Lexington, Ky. (Oct. 17, 2002) -- At this "unfortunate moment in the history of corporate trust," public relations leaders are in a unique position to help restore a sense of what is right for their companies," a business consultant told educators and journalism students today at the University of Kentucky's School of Journalism and Telecommunications.

"This is not about their familiar role of selling corporate decisions," said Richard H. Truitt, principal of Truitt Partners, LLC, a Connecticut-based consulting company. "It is about helping management arrive at the right decisions. They will be particularly able to grow in this function if they are trained as journalists," he said.

Truitt spoke at the third annual James C. Bowling Executive-in-Residence Lecture Series, which each year brings a nationally recognized public professional to the campus to participate in journalism classes and to consult with faculty and administrators. The visit culminates in a campus lecture for faculty, students and the community.

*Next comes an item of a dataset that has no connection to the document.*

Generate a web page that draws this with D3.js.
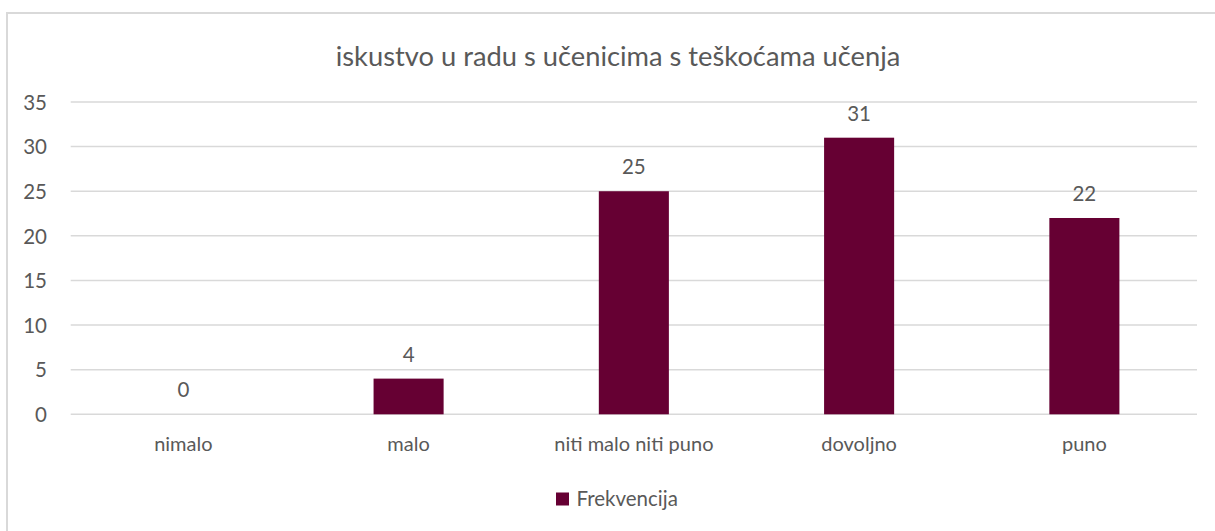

Truitt was introduced by John R. "Jack" Guthrie, who said he "is the most consummate public relations professional I have had the pleasure of working with over the years." Guthrie, chairman of Guthrie/Mayes Public Relations in Louisville, is the school's 2002 Lifetime Achievement honoree.

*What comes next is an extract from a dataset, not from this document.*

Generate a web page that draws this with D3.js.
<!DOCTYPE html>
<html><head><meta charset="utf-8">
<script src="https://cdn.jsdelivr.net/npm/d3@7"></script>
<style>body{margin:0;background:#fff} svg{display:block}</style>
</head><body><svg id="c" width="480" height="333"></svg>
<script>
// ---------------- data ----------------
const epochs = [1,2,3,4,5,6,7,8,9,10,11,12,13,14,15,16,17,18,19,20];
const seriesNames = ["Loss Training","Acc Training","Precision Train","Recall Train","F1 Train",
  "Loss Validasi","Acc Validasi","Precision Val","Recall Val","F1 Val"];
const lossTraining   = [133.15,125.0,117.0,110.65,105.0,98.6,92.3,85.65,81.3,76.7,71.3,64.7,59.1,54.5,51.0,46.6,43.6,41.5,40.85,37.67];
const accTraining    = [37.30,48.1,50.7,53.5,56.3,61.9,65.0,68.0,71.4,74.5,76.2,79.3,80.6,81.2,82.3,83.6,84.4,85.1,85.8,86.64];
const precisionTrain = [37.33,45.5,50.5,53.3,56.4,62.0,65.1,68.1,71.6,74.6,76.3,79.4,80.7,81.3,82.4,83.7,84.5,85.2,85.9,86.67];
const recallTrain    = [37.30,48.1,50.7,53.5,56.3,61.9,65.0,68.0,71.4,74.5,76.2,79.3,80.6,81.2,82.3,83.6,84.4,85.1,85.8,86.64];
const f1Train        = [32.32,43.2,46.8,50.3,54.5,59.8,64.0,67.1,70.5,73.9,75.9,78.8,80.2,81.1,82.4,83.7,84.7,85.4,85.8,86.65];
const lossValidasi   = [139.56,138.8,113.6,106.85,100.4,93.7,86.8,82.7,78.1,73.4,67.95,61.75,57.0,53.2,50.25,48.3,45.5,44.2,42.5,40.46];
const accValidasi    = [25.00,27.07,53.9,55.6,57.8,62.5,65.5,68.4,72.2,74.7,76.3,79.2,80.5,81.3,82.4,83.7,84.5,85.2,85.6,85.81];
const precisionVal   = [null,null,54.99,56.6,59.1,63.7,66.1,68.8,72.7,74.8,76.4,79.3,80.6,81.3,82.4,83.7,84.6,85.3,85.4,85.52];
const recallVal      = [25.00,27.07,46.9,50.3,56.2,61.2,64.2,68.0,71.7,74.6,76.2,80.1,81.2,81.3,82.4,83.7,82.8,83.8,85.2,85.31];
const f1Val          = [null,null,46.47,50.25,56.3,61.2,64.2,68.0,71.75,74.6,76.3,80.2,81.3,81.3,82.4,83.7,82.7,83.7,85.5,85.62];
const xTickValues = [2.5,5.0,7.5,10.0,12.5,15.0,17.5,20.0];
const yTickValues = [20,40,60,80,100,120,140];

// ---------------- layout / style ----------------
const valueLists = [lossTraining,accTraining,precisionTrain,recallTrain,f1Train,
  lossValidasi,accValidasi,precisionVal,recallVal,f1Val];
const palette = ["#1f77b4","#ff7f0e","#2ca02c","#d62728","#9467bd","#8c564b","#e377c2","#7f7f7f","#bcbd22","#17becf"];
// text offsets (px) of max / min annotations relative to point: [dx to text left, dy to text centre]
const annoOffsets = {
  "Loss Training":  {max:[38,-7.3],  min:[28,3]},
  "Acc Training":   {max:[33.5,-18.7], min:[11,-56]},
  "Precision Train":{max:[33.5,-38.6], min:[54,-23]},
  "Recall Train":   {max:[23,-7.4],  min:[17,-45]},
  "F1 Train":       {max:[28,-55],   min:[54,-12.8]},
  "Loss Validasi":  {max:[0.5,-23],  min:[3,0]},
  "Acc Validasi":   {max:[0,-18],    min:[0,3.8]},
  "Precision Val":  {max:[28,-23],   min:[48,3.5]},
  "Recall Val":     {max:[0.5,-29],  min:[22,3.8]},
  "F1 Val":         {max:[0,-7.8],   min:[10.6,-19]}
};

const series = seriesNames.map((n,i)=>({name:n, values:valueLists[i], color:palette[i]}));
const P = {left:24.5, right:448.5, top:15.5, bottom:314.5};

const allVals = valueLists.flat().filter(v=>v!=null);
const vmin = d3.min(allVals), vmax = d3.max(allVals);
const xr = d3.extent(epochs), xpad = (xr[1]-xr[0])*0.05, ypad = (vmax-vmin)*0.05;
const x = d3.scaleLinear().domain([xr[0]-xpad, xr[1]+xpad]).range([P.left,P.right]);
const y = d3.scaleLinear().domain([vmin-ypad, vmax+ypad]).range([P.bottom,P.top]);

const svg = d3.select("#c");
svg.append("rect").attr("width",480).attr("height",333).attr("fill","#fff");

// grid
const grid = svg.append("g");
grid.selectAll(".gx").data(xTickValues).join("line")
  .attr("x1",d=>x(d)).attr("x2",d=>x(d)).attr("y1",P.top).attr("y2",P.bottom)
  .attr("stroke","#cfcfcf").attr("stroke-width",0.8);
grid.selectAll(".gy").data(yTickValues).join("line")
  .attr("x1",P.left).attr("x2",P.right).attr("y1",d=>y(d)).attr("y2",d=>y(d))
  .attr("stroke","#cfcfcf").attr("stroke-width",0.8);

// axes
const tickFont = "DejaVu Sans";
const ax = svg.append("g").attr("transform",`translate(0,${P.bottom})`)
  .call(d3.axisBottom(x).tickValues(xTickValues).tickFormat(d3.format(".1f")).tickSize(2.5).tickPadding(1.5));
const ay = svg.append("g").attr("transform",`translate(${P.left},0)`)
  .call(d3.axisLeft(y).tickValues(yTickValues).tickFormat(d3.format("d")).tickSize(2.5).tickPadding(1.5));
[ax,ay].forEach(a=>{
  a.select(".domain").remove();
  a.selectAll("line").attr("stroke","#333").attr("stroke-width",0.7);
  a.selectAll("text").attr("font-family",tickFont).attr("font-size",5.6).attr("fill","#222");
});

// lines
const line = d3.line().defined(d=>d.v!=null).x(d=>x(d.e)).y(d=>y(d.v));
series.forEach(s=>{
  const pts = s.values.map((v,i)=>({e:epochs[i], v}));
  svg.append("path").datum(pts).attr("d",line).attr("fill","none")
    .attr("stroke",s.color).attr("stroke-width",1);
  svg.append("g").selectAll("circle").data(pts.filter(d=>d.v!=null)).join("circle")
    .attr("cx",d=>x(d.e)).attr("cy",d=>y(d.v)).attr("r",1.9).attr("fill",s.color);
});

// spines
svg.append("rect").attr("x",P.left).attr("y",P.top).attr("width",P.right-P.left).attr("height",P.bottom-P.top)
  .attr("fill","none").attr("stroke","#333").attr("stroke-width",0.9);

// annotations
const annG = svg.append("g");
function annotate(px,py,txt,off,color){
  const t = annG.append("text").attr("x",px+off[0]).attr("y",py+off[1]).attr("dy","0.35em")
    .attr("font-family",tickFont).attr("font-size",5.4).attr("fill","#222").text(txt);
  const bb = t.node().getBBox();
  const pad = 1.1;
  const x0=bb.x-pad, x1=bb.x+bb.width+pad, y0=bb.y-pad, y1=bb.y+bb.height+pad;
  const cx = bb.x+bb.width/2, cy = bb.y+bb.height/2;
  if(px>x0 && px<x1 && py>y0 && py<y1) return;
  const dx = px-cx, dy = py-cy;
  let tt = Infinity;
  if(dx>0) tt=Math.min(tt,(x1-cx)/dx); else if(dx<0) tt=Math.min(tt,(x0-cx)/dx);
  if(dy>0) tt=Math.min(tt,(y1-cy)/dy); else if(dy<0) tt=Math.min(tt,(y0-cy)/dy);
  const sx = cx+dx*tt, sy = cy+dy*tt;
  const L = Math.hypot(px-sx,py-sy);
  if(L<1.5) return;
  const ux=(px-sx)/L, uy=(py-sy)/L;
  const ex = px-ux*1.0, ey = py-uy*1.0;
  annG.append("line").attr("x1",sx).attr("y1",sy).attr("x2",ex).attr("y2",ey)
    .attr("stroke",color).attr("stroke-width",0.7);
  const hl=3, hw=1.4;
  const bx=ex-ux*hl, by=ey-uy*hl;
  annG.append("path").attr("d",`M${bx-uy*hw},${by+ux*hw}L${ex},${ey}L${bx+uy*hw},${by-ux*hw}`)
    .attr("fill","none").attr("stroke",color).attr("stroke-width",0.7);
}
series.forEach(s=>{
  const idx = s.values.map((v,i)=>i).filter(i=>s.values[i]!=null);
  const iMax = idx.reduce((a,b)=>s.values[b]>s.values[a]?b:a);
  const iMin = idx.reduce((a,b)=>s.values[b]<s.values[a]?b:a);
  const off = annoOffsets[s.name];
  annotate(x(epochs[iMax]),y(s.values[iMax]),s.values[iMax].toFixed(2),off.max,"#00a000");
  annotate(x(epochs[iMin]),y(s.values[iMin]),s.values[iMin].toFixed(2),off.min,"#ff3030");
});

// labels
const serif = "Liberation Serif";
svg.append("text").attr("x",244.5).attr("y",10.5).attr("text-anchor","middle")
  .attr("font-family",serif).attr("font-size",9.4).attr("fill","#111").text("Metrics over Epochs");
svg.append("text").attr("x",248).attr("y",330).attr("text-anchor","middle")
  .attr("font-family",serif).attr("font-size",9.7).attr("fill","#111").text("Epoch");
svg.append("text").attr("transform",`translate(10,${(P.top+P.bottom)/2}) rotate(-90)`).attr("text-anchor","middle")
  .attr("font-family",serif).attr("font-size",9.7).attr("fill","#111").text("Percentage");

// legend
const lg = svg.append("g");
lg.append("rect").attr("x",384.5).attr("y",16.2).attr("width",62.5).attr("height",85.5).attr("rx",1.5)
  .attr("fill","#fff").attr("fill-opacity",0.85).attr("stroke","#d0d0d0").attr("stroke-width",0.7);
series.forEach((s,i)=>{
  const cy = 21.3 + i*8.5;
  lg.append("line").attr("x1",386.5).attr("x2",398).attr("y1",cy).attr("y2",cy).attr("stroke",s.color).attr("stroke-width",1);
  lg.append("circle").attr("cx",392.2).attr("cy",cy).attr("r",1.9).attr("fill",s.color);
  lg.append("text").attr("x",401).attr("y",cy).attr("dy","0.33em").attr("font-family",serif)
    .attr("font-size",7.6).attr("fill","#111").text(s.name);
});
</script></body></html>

Truitt acknowledged a decade-long decline of trust in American institutions, and said the past 12 months have been particularly painful.

"If we were security analysts in a down market, we'd be looking for a bottom along about now. If we were basketball fans losing a big game, we'd be looking for a turnaround," he said. "But we are educators and journalists and public relations practitioners, and we just might have found our moment.

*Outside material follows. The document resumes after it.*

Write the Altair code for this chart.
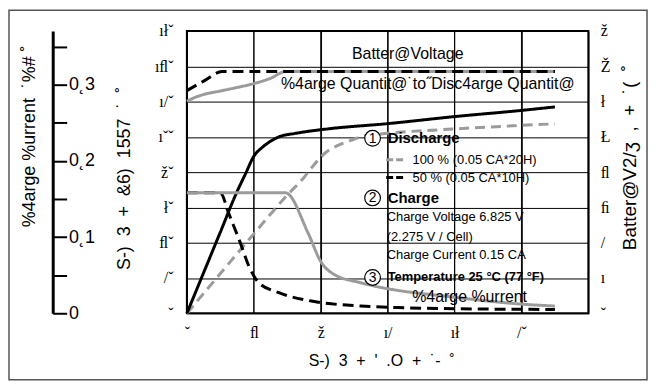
import altair as alt
import pandas as pd

# ---------------- data ----------------
SER100 = "100 % (0.05 CA*20H)"
SER50 = "50 % (0.05 CA*10H)"

# battery voltage (right axis, V)
volt100_h = [0, 0.5, 1, 2, 3, 4, 5, 5.9, 10, 16, 22]
volt100_v = [6.01, 6.12, 6.2, 6.3, 6.4, 6.51, 6.66, 6.85, 6.85, 6.85, 6.85]
volt50_h = [0, 1, 2.1, 8, 14, 22]
volt50_v = [6.31, 6.58, 6.85, 6.85, 6.85, 6.85]

# charge quantity (left axis, %)
qty100_h = [0, 2, 4, 6, 7, 7.5, 8, 8.5, 9, 9.8, 10.6, 12, 16, 20, 22]
qty100_q = [0, 22.5, 45, 67, 77, 83, 88.5, 92.5, 95, 98, 100.5, 102, 104.5, 106.5, 107.4]
qty50_h = [0, 1, 2, 3, 3.5, 4, 4.5, 5, 5.5, 6.5, 8.4, 12, 16, 20, 22]
qty50_q = [0, 23, 46, 69, 79, 89, 94, 97.5, 100, 102, 104.5, 107.5, 111.5, 115, 117]

# charge current (far-left axis, CA)
cur100_h = [0, 5.9, 7.25, 8, 8.8, 10.4, 12.6, 14, 16, 18, 20, 22]
cur100_c = [0.158, 0.158, 0.105, 0.068, 0.051, 0.040, 0.030, 0.026, 0.021, 0.016, 0.012, 0.0095]
cur50_h = [0, 2.0, 2.5, 3.2, 3.7, 4.3, 5.5, 7.45, 10.4, 12.6, 16, 22]
cur50_c = [0.158, 0.158, 0.131, 0.092, 0.062, 0.040, 0.027, 0.016, 0.0095, 0.0075, 0.006, 0.005]

# axis ticks and (as printed) tick labels
hour_ticks = [0, 4, 8, 12, 16, 20, 24]
hour_tick_labels = ["ˇ", "ﬂ", "ž", "ı/", "ıł", "/ˇ", ""]
qty_ticks = [0, 20, 40, 60, 80, 100, 120, 140, 160]
qty_tick_labels = ["ˇ", "/ˇ", "ﬂˇ", "łˇ", "žˇ", "ıˇˇ", "ı/ˇ", "ıﬂˇ", "ıłˇ"]
volt_ticks = [0, 1, 2, 3, 4, 5, 6, 7, 8]
volt_tick_labels = ["ˇ", "ı", "/", "ﬁ", "ﬂ", "Ł", "ł", "Ž", "ž"]
cur_ticks = [0, 0.05, 0.1, 0.15, 0.2, 0.25, 0.3, 0.35]
cur_tick_labels = ["0", "", "0˛1", "", "0˛2", "", "0˛3", ""]

S2 = "\u00a0 "
x_title = S2.join(["S-)", "3", "+", "'", ".O", "+", "˙-", "˚"])
qty_title = S2.join(["S-)", "3", "+", "&6)", "1557", "˙", "˚"])
volt_title = "Batter@V2/ʒ" + S2 + S2.join([",", "+", "˙(", "˚"])
cur_title = "%4arge %urrent" + S2 + "˙%#\u00a0˚"

# annotations (hours, charge-quantity %)
plain_texts = ["Batter@Voltage", "%4arge Quantit@˙to˝Disc4arge Quantit@", "%4arge %urrent"]
plain_h = [13.2, 14.4, 16.9]
plain_q = [147, 130, 9]
bold_texts = ["Discharge", "Charge"]
bold_h = [12.0, 12.0]
bold_q = [99.2, 65.4]
narrow_texts = ["Charge Voltage 6.825 V", "(2.275 V / Cell)", "Charge Current 0.15 CA"]
narrow_h = [11.94, 11.94, 11.94]
narrow_q = [54.6, 43.4, 33.2]
temp_texts = ["Temperature 25 °C (77 °F)"]
temp_h = [12.0]
temp_q = [20.3]
circle_nums = ["1", "2", "3"]
circle_h = [11.1, 11.1, 11.1]
circle_q = [99.2, 65.4, 20.3]

# ---------------- helpers ----------------
GRAY = "#9b9b9b"
SANS = "Liberation Sans"
SERIF = "Liberation Serif, DejaVu Serif"
W, H = 404, 284


def label_expr(ticks, labels):
    expr = "''"
    for t, l in reversed(list(zip(ticks, labels))):
        expr = f"abs(datum.value - {t}) < 1e-6 ? '{l}' : ({expr})"
    return expr


X_SCALE = alt.Scale(domain=[0, 24], nice=False, zero=False)
QTY_SCALE = alt.Scale(domain=[0, 160], nice=False, zero=False)
VOLT_SCALE = alt.Scale(domain=[0, 8], nice=False, zero=False)
CUR_SCALE = alt.Scale(domain=[0, 0.3703], nice=False, zero=False)

x_axis = alt.Axis(orient="bottom", values=hour_ticks, labelExpr=label_expr(hour_ticks, hour_tick_labels),
                  labelFont=SERIF, labelFontSize=16, labelColor="black", labelPadding=11,
                  labelFlush=False, labelOverlap=False, ticks=False, domain=False,
                  grid=True, gridColor="black", gridWidth=1, gridOpacity=1,
                  title=x_title, titleFont=SANS, titleFontSize=16, titleFontWeight="normal",
                  titleColor="black", titleX=122, titleY=48, titleAlign="left",
                  titleBaseline="middle", titleLimit=500)

qty_axis = alt.Axis(orient="left", values=qty_ticks, labelExpr=label_expr(qty_ticks, qty_tick_labels),
                    labelFont=SERIF, labelFontSize=16, labelColor="black", labelPadding=14,
                    labelFlush=False, labelOverlap=False, ticks=False, domain=False,
                    grid=True, gridColor="black", gridWidth=1, gridOpacity=1,
                    title=qty_title, titleFont=SANS, titleFontSize=18, titleFontWeight="normal",
                    titleColor="black", titleAngle=270, titleX=-63, titleY=240,
                    titleAlign="left", titleBaseline="middle", titleLimit=500)

volt_axis = alt.Axis(orient="right", values=volt_ticks, labelExpr=label_expr(volt_ticks, volt_tick_labels),
                     labelFont=SERIF, labelFontSize=16, labelColor="black", labelPadding=12,
                     labelFlush=False, labelOverlap=False, ticks=False, domain=False, grid=False,
                     title=volt_title, titleFont=SANS, titleFontSize=19, titleFontWeight="normal",
                     titleColor="black", titleAngle=270, titleX=41, titleY=220,
                     titleAlign="left", titleBaseline="middle", titleLimit=500)

cur_axis = alt.Axis(orient="right", offset=-(W + 135), values=cur_ticks,
                    labelExpr=label_expr(cur_ticks, cur_tick_labels),
                    labelFont=SANS, labelFontSize=18, labelColor="black", labelPadding=2,
                    labelFlush=False, labelOverlap=False, ticks=True, tickSize=14, tickWidth=2,
                    tickColor="black", domain=True, domainWidth=3, domainColor="black", grid=False,
                    title=cur_title, titleFont=SANS, titleFontSize=18, titleFontWeight="normal",
                    titleColor="black", titleAngle=270, titleX=-23, titleY=197,
                    titleAlign="left", titleBaseline="middle", titleLimit=500)

legend = alt.Legend(title=None, orient="none", legendX=199, legendY=119, symbolType="stroke",
                    symbolStrokeWidth=3, symbolSize=320, symbolDash=[7, 3],
                    labelFont=SANS, labelFontSize=13, labelColor="black", labelOffset=7,
                    rowPadding=0, padding=0)

color = alt.Color("series:N", scale=alt.Scale(domain=[SER100, SER50], range=[GRAY, "black"]),
                  legend=legend)

X_ENC = alt.X("h:Q", scale=X_SCALE, axis=x_axis)

# vertical grid lines at the hour ticks
vgrid = alt.Chart(pd.DataFrame({"h": hour_ticks})).mark_rule(color="black", strokeWidth=1).encode(
    x=X_ENC
)


def line(hs, vs, series, yscale, dash, axis=None):
    df = pd.DataFrame({"h": hs, "v": vs, "series": series})
    mk = alt.Chart(df).mark_line(strokeWidth=3, interpolate="monotone",
                                 strokeDash=dash if dash else [1, 0])
    return mk.encode(
        x=X_ENC,
        y=alt.Y("v:Q", scale=yscale, axis=axis),
        color=color,
    )


DASH = [11, 6]
qty100 = line(qty100_h, qty100_q, SER100, QTY_SCALE, [10, 6], axis=qty_axis)
qty50 = line(qty50_h, qty50_q, SER50, QTY_SCALE, None)
cur50 = line(cur50_h, cur50_c, SER50, CUR_SCALE, DASH, axis=cur_axis)
cur100 = line(cur100_h, cur100_c, SER100, CUR_SCALE, None)
volt100 = line(volt100_h, volt100_v, SER100, VOLT_SCALE, None, axis=volt_axis)
volt50 = line(volt50_h, volt50_v, SER50, VOLT_SCALE, DASH)


def texts(txt, hs, qs, **kw):
    df = pd.DataFrame({"t": txt, "h": hs, "q": qs})
    return alt.Chart(df).mark_text(color="black", **kw).encode(
        x=X_ENC,
        y=alt.Y("q:Q", scale=QTY_SCALE, axis=None),
        text="t:N",
    )


t_plain = texts(plain_texts, plain_h, plain_q, font=SANS, fontSize=16, align="center", baseline="middle")
t_bold = texts(bold_texts, bold_h, bold_q, font=SANS, fontSize=15, fontWeight="bold", align="left", baseline="middle")
t_narrow = texts(narrow_texts, narrow_h, narrow_q, font=SANS, fontSize=13, align="left", baseline="middle")
t_temp = texts(temp_texts, temp_h, temp_q, font=SANS, fontSize=13, fontWeight="bold", align="left", baseline="middle")

cdf = pd.DataFrame({"t": circle_nums, "h": circle_h, "q": circle_q})
circles = alt.Chart(cdf).mark_point(shape="circle", size=250, filled=False, fill="white",
                                    fillOpacity=1, stroke="black", strokeWidth=1.2, opacity=1).encode(
    x=X_ENC,
    y=alt.Y("q:Q", scale=QTY_SCALE, axis=None),
)
circle_txt = texts(circle_nums, circle_h, circle_q, font=SANS, fontSize=14, align="center", baseline="middle", dy=0.5)

frame = alt.Chart(pd.DataFrame({"a": [0]})).mark_rect(filled=False, stroke="#555555", strokeWidth=1.5).encode(
    x=alt.value(-179), x2=alt.value(463), y=alt.value(-21), y2=alt.value(351)
)

chart = alt.layer(
    vgrid, qty100, qty50, cur50, cur100, volt100, volt50,
    t_plain, t_bold, t_narrow, t_temp, circles, circle_txt, frame,
).resolve_scale(y="independent").properties(
    width=W, height=H,
    autosize=alt.AutoSizeParams(type="none"),
    padding={"left": 180, "top": 22, "right": 62, "bottom": 70},
    background="white",
).configure_view(stroke="black", strokeWidth=2)

chart.save("out.html", embed_options={"renderer": "svg", "actions": False})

"If that's the case, its symbol is the sight of corporate executives, one after the other, being brought to the bar, embarrassed before their peers, and perp-walked away in handcuffs."
Truitt said that to provide real help in rebuilding trust in business, public relations counselors "must reclaim our journalism foundation that seems to have crumbled during the past decade of fast and reckless growth. We need to get back in touch with those disciplines that were so critical to the public relations process when its power was at its peak."

In addition to "well-founded writing," and "the delicate art of persuasion," Truitt said that public relations executives must apply their capabilities to establishing a strong supporting role in corporate ethics.

Truitt said that during his newspaper career as a Chicago Tribune reporter, he learned the importance of sensing and reporting parts and pieces of stories that often were found deep below the surface.

"My education really began working with some of the wise old heads who were covering impossible beats in Chicago -- city hall, the environment, and the South Side police," he said.

"I would sit in a meeting with one of these veteran newsmen and pick up very little of substance. But they would go back to the Tribune and file a story wealthy with details about critical issues and heated controversies that I had never tumbled to. They could smell things that I couldn't even see or hear.

"Their senses penetrated deeply into the workings of Chicago. They were more than reporters, and even more than investigative reporters. They were spooks who knew where all the skeletons were hanging and who knew whether, when and how to deliver this information usefully.

"Can you imagine that tycoons at this moment in post-bubble corporate America could use this kind of professional sensitivity in framing the consciousness of their corporations? You bet they could, and they're not going to find it in the accounting department or in law.

"They're going to find it down the stairs and around the corner in public relations. These are the folks who can look their bosses right in the eye and say, 'That's a very interesting plan. How would you feel if the Courier-Journal were to run a report about your idea on tomorrow's front page?'

"In recent years, many of these corporate leaders have not really bothered to understand what superb communications could do for them. They were succeeding too fast. But today, they need our kind of help, and they know it. If you go to them as a skilled and sensitive journalist with your head together, your facts in order and your tools sharpened, they will listen."